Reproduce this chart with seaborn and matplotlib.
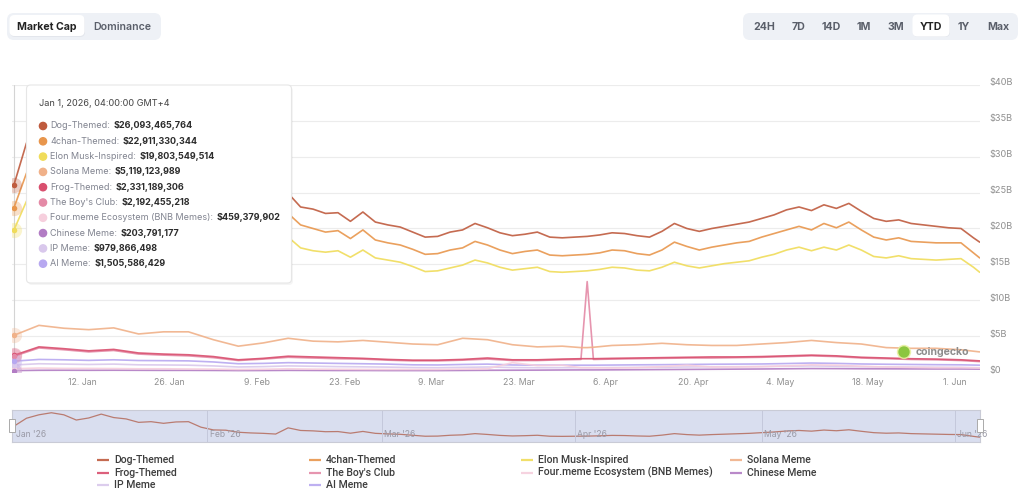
import pandas as pd
import seaborn as sns
import matplotlib.pyplot as plt
import matplotlib.dates as mdates
from matplotlib.patches import FancyBboxPatch, Rectangle, Circle
from matplotlib.transforms import ScaledTranslation, blended_transform_factory

sns.set_theme(style="white")
plt.rcParams['font.family'] = ['Inter', 'DejaVu Sans']

# ---- data (market cap in $B) ----
start = pd.Timestamp("2026-01-01")
big_days = list(range(0, 155, 2)) + [155]
small_days = list(range(0, 89, 4)) + [91, 92, 93] + list(range(96, 153, 4)) + [155]

dog = [26.1, 31.9, 34.4, 35.9, 34.4, 30.6, 32.1, 34.9, 32.4, 31.4,
       28.9, 29.4, 28.2, 29.2, 29.4, 25.4, 23.4, 23.2, 21.7, 21.2,
       20.9, 20.4, 24.9, 23.0, 22.7, 22.1, 22.2, 21.0, 22.3, 20.9,
       20.5, 20.2, 19.5, 18.8, 18.9, 19.5, 19.8, 20.7, 20.1, 19.4,
       19.0, 19.2, 19.5, 18.8, 18.7, 18.8, 18.9, 19.1, 19.4, 19.3,
       19.0, 18.8, 19.6, 20.7, 20.0, 19.6, 20.0, 20.3, 20.6, 20.9,
       21.4, 21.9, 22.6, 23.0, 22.5, 23.3, 22.8, 23.5, 22.4, 21.4,
       21.0, 21.2, 20.7, 20.5, 20.3, 20.1, 20.0, 18.7,
       18.1]
chan = [22.9, 27.7, 30.0, 31.4, 30.1, 26.8, 28.1, 30.6, 28.4, 27.5,
        25.3, 25.8, 24.7, 25.6, 25.8, 22.3, 20.5, 20.3, 19.0, 18.6,
        18.4, 18.0, 22.1, 20.5, 20.0, 19.5, 19.7, 18.6, 19.8, 18.4,
        18.0, 17.7, 17.1, 16.4, 16.5, 17.0, 17.3, 18.2, 17.7, 17.0,
        16.5, 16.8, 17.0, 16.3, 16.2, 16.3, 16.4, 16.6, 17.0, 16.9,
        16.5, 16.3, 17.0, 18.1, 17.5, 17.0, 17.4, 17.7, 18.0, 18.2,
        18.8, 19.3, 19.8, 20.3, 19.8, 20.7, 20.1, 20.9, 19.8, 18.8,
        18.4, 18.7, 18.2, 18.1, 18.0, 18.0, 18.0, 16.6,
        15.9]
elon = [19.8, 23.8, 26.0, 27.3, 26.1, 23.3, 24.4, 26.6, 24.7, 23.9,
        22.0, 22.4, 21.5, 22.2, 22.4, 19.4, 17.9, 17.7, 16.6, 16.2,
        16.0, 15.6, 18.8, 17.3, 16.9, 16.7, 16.9, 16.0, 17.0, 15.9,
        15.6, 15.3, 14.7, 14.0, 14.1, 14.5, 14.9, 15.6, 15.2, 14.6,
        14.2, 14.4, 14.6, 14.0, 13.9, 14.0, 14.1, 14.3, 14.6, 14.5,
        14.2, 14.1, 14.6, 15.3, 14.8, 14.5, 14.8, 15.1, 15.3, 15.5,
        16.0, 16.4, 17.0, 17.4, 16.9, 17.4, 17.0, 17.7, 17.0, 16.1,
        15.9, 16.2, 15.8, 15.7, 15.6, 15.7, 15.8, 14.6,
        13.9]

solana = [5.12, 6.5, 6.1, 5.9, 6.15, 5.3, 5.6, 5.6, 4.5, 3.6,
          4.05, 4.7, 4.3, 4.2, 4.4, 4.15, 3.9, 3.8, 4.7, 4.5,
          3.8, 3.5, 3.6, 3.4, 3.4, 3.45,
          3.7, 3.8, 4.0, 3.8, 3.7, 3.7, 3.9, 4.1, 4.4, 4.1,
          3.9, 3.4, 3.3, 3.3, 3.1, 2.8]
frog = [2.33, 3.5, 3.25, 2.95, 3.15, 2.65, 2.5, 2.4, 2.15, 1.7,
        1.9, 2.2, 2.1, 2.0, 1.9, 1.75, 1.65, 1.65, 1.75, 1.95,
        1.7, 1.7, 1.8, 1.85, 1.85, 1.85,
        1.9, 1.95, 2.0, 2.05, 2.1, 2.1, 2.15, 2.25, 2.35, 2.25,
        2.05, 1.95, 1.85, 1.8, 1.7, 1.55]
boys = [2.19, 3.35, 3.1, 2.8, 3.0, 2.5, 2.35, 2.25, 2.0, 1.6,
        1.8, 2.05, 1.95, 1.85, 1.8, 1.65, 1.55, 1.55, 1.65, 1.8,
        1.6, 1.6, 1.7, 1.75, 12.6, 1.75,
        1.8, 1.85, 1.9, 1.95, 1.95, 2.0, 2.05, 2.15, 2.25, 2.15,
        1.95, 1.85, 1.75, 1.7, 1.6, 1.45]
fourmeme = [0.46, 0.55, 0.5, 0.5, 0.48, 0.45, 0.45, 0.42, 0.4, 0.35,
            0.38, 0.45, 0.4, 0.38, 0.36, 0.35, 0.35, 0.35, 0.4, 0.45,
            1.3, 0.9, 0.95, 0.6, 0.6, 0.6,
            0.55, 0.6, 0.75, 0.95, 0.7, 0.7, 0.75, 0.85, 1.0, 0.95,
            0.8, 0.7, 0.65, 0.6, 0.6, 0.55]
chinese = [0.20, 0.24, 0.25, 0.24, 0.25, 0.24, 0.23, 0.23, 0.22, 0.20,
           0.21, 0.23, 0.22, 0.21, 0.21, 0.20, 0.20, 0.20, 0.22, 0.24,
           0.25, 0.26, 0.28, 0.29, 0.29, 0.29,
           0.30, 0.32, 0.34, 0.36, 0.38, 0.40, 0.42, 0.45, 0.48, 0.47,
           0.45, 0.44, 0.43, 0.42, 0.42, 0.40]
ipmeme = [0.98, 1.15, 1.1, 1.05, 1.1, 1.0, 0.98, 0.95, 0.85, 0.7,
          0.75, 0.85, 0.8, 0.75, 0.72, 0.68, 0.62, 0.6, 0.65, 0.7,
          0.62, 0.6, 0.6, 0.6, 0.6, 0.6,
          0.62, 0.64, 0.66, 0.7, 0.72, 0.74, 0.76, 0.8, 0.85, 0.8,
          0.74, 0.7, 0.68, 0.66, 0.64, 0.6]
aimeme = [1.51, 1.75, 1.7, 1.62, 1.7, 1.6, 1.58, 1.55, 1.4, 1.15,
          1.2, 1.3, 1.25, 1.2, 1.15, 1.1, 1.0, 0.98, 1.05, 1.1,
          0.98, 0.95, 0.95, 0.95, 0.95, 0.95,
          0.97, 1.0, 1.02, 1.05, 1.08, 1.1, 1.12, 1.18, 1.25, 1.2,
          1.12, 1.08, 1.05, 1.02, 1.0, 0.95]

names = ["Dog-Themed", "4chan-Themed", "Elon Musk-Inspired", "Solana Meme", "Frog-Themed",
         "The Boy's Club", "Four.meme Ecosystem (BNB Memes)", "Chinese Meme", "IP Meme", "AI Meme"]
colors = ["#bf5b3e", "#e8964c", "#f0dc5a", "#f0b189", "#d94f6e",
          "#e48aa6", "#f6cfdd", "#b27cc4", "#d9c8ec", "#b7a8f0"]
tip_values = ["$26,093,465,764", "$22,911,330,344", "$19,803,549,514", "$5,119,123,989",
              "$2,331,189,306", "$2,192,455,218", "$459,379,902", "$203,791,177",
              "$979,866,498", "$1,505,586,429"]
big_series = {"Dog-Themed": dog, "4chan-Themed": chan, "Elon Musk-Inspired": elon}
small_series = {"Solana Meme": solana, "Frog-Themed": frog, "The Boy's Club": boys,
                "Four.meme Ecosystem (BNB Memes)": fourmeme, "Chinese Meme": chinese,
                "IP Meme": ipmeme, "AI Meme": aimeme}

rows = []
for name, vals in big_series.items():
    for d, v in zip(big_days, vals):
        rows.append((start + pd.Timedelta(days=d), v * 1e9, name))
for name, vals in small_series.items():
    for d, v in zip(small_days, vals):
        rows.append((start + pd.Timedelta(days=d), v * 1e9, name))
df = pd.DataFrame(rows, columns=["date", "value", "series"])
palette = dict(zip(names, colors))

W, H = 1024, 493
fig = plt.figure(figsize=(W / 100, H / 100), dpi=100)
fig.patch.set_facecolor("white")

x0 = start - pd.Timedelta(days=0.32)
x1 = start + pd.Timedelta(days=155.05)

# ---- main chart ----
ax = fig.add_axes([12 / W, (H - 372) / H, 968 / W, 287 / H])
ax.axvline(start, color="#d4d4d4", lw=0.8, zorder=1)
sns.lineplot(data=df, x="date", y="value", hue="series", hue_order=names[::-1],
             palette=palette, legend=False, errorbar=None, lw=1.2, alpha=0.9, ax=ax)
first = df[df["date"] == start]
for name in names:
    v = first.loc[first["series"] == name, "value"].iloc[0]
    ax.scatter([start], [v], s=120, color=palette[name], alpha=0.3, lw=0, zorder=5)
    ax.scatter([start], [v], s=16, color=palette[name], lw=0, zorder=6)
ax.set_xlim(x0, x1)
ax.set_ylim(0, 40e9)
ax.set_yticks([i * 5e9 for i in range(9)])
ax.set_yticklabels(["$0"] + [f"${i * 5}B" for i in range(1, 9)])
ax.yaxis.tick_right()
ax.tick_params(axis="y", length=0, pad=7, labelsize=6.6, labelcolor="#8f8f8f")
off = ScaledTranslation(0, 3 / 100, fig.dpi_scale_trans)
for lab in ax.get_yticklabels():
    lab.set_transform(lab.get_transform() + off)
ticks = [start + pd.Timedelta(days=11 + 14 * k) for k in range(11)]
ax.set_xticks(ticks)
ax.set_xticklabels([f"{t.day}. {t.strftime('%b')}" for t in ticks])
ax.tick_params(axis="x", length=0, pad=4, labelsize=6.3, labelcolor="#8f8f8f")
ax.set_xlabel("")
ax.set_ylabel("")
ax.grid(axis="y", color="#ececec", lw=0.8)
ax.grid(axis="x", visible=False)
for s in ax.spines.values():
    s.set_visible(False)
ax.set_facecolor("none")

# ---- navigator ----
nav = fig.add_axes([12 / W, (H - 442) / H, 968 / W, 32 / H])
nav.set_facecolor("#d9deef")
nav_df = df[df["series"] == "Dog-Themed"]
sns.lineplot(data=nav_df, x="date", y="value", color="#b46a5a", lw=0.9, alpha=0.85, ax=nav)
nav.set_xlim(x0, x1)
nav.set_ylim(14.6e9, 37.9e9)
nav.set_xticks([])
nav.set_yticks([])
nav.set_xlabel("")
nav.set_ylabel("")
for s in nav.spines.values():
    s.set_color("#c9cbd6")
    s.set_linewidth(0.8)
bt = blended_transform_factory(nav.transData, nav.transAxes)
for m in range(1, 7):
    md = pd.Timestamp(2026, m, 1)
    if m > 1:
        nav.axvline(md, color="#c4c8db", lw=0.7)
    nav.text(md + pd.Timedelta(days=0.4), 0.1, md.strftime("%b '26"), transform=bt,
             fontsize=6.2, color="#9a9aa6", va="bottom", ha="left")

# ---- overlay (pixel coordinates) ----
ov = fig.add_axes([0, 0, 1, 1])
ov.set_xlim(0, W)
ov.set_ylim(H, 0)
ov.axis("off")
ov.set_zorder(10)

def rbox(x, y, w, h, fc, ec="none", r=5, lw=0.8, z=2, alpha=1.0):
    ov.add_patch(FancyBboxPatch((x, y), w, h, boxstyle=f"round,pad=0,rounding_size={r}",
                                fc=fc, ec=ec, lw=lw, zorder=z, alpha=alpha))

# top buttons
rbox(7, 13, 154, 27, "#eef1f6", r=7)
rbox(10, 16, 75, 21, "#e3e6ec", r=5, z=2.5)
rbox(9.5, 15, 75, 21, "white", r=5, z=3)
ov.text(47, 26.5, "Market Cap", fontsize=7.6, weight="bold", color="#222", ha="center", va="center", zorder=4)
ov.text(122, 26.5, "Dominance", fontsize=7.6, weight="semibold", color="#5a5f6a", ha="center", va="center", zorder=4)

rbox(743, 13, 275, 27, "#eef1f6", r=7)
rbox(913, 15, 37, 22, "#e3e6ec", r=5, z=2.5)
rbox(912.5, 14.5, 37, 22, "white", r=5, z=3)
for lbl, cx in zip(["24H", "7D", "14D", "1M", "3M", "YTD", "1Y", "Max"],
                   [764, 798, 831, 864, 896, 931, 964, 998]):
    ov.text(cx, 26.5, lbl, fontsize=7.6, weight="bold",
            color="#222" if lbl == "YTD" else "#5a5f6a", ha="center", va="center", zorder=4)

# tooltip
rbox(28, 87, 265, 198, "#000000", r=4, z=4, alpha=0.04)
rbox(26.5, 85, 265, 198, "white", ec="#e6e6e6", r=4, z=5)
ov.text(39, 103, "Jan 1, 2026, 04:00:00 GMT+4", fontsize=6.6, color="#444", va="center", zorder=6)
renderer = fig.canvas.get_renderer()
for i, (name, val, col) in enumerate(zip(names, tip_values, colors)):
    y = 126 + i * 15.3
    ov.add_patch(Circle((43, y), 3.6, color=col, zorder=6))
    t = ov.text(50.5, y, name + ":", fontsize=6.5, color="#80838f", va="center", zorder=6)
    bb = t.get_window_extent(renderer)
    ov.text(bb.x1 + 3, y, val, fontsize=6.5, weight="bold", color="#2c2c2c", va="center", zorder=6)

# watermark
ov.add_patch(Circle((904, 352), 6.5, color="#e6ef9a", alpha=0.8, zorder=3))
ov.add_patch(Circle((904, 352), 5, color="#8cc63f", zorder=3))
ov.text(916, 352, "coingecko", fontsize=7.6, weight="bold", color="#8d8d8d", va="center", zorder=3)

# navigator handles
for hx in (12, 980):
    ov.add_patch(Rectangle((hx - 3, 419), 6, 13, fc="white", ec="#aaaaaa", lw=0.7, zorder=4))

# legend
col_x = [97, 309, 521, 730]
row_y = [460, 472.5, 485]
for i, (name, col) in enumerate(zip(names, colors)):
    cx = col_x[i % 4]
    cy = row_y[i // 4]
    ov.plot([cx, cx + 12], [cy, cy], color=col, lw=1.6, alpha=0.9, solid_capstyle="butt")
    ov.text(cx + 17, cy, name, fontsize=7.6, weight="medium", color="#3d3d3d", va="center",
            family=["Roboto", "DejaVu Sans"])

fig.savefig("out.png", dpi=100)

> _What you need to do_
Restate exactly, please, only the lines between the start of the data and the line containing "small_days = list(range(0, 89, 4))", both ends included, skipping the pictures.

> _Output below_
Reproduce this chart with seaborn and matplotlib.
import pandas as pd
import seaborn as sns
import matplotlib.pyplot as plt
import matplotlib.dates as mdates
from matplotlib.patches import FancyBboxPatch, Rectangle, Circle
from matplotlib.transforms import ScaledTranslation, blended_transform_factory

sns.set_theme(style="white")
plt.rcParams['font.family'] = ['Inter', 'DejaVu Sans']

# ---- data (market cap in $B) ----
start = pd.Timestamp("2026-01-01")
big_days = list(range(0, 155, 2)) + [155]
small_days = list(range(0, 89, 4)) + [91, 92, 93] + list(range(96, 153, 4)) + [155]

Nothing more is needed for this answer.